= Larry Crane (recording engineer) =

American editor and recording engineer

Larry Crane is an American editor, recording engineer, and archivist based in Portland, Oregon. Crane is the editor and founder of Tape Op magazine, the owner of Portland's Jackpot! Recording Studio, a freelance engineer, and the archivist for the estate of musician Elliott Smith.

==Career==
Tape Op was started in 1996.

From 1994 to 1997, Crane ran Laundry Rules Recording, a home studio in Portland, Oregon, where he recorded artists that include Versus, Stephen Malkmus, and Cat Power. Since 1997, Crane has owned and run Jackpot! Recording Studio, Inc., a busy mid-sized studio in Portland, where he has worked with artists such as Sleater-Kinney, The Joggers, The Decemberists, Jenny Lewis, M. Ward, The Go-Betweens, Elliott Smith, Death Cab for Cutie, The Thermals, Stephen Malkmus, Quasi, The Portland Cello Project, Jason Lytle, The Prids and Richmond Fontaine.
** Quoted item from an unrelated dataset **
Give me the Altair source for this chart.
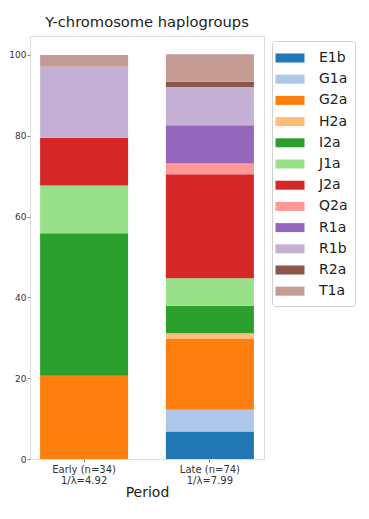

A close friend and collaborator of Smith's, he helped release some of Smith's music posthumously in 2007.

Crane has spoken on and moderated panels about recording for TapeOpCon, South by Southwest, North by Northwest, the National Academy of Recording Arts and Sciences, Potluck Audio Conference, Indie Music Forum and College Music Journal. He has worked in the past as a record label owner, radio station music director, disc jockey, record distributor employee, freelance music journalist and band manager. Starting in 1984, he has been a bass player in several bands, including Elephant Factory, Vomit Launch, Sunbirds, Foggy Notion, and Flaming Box of Ants.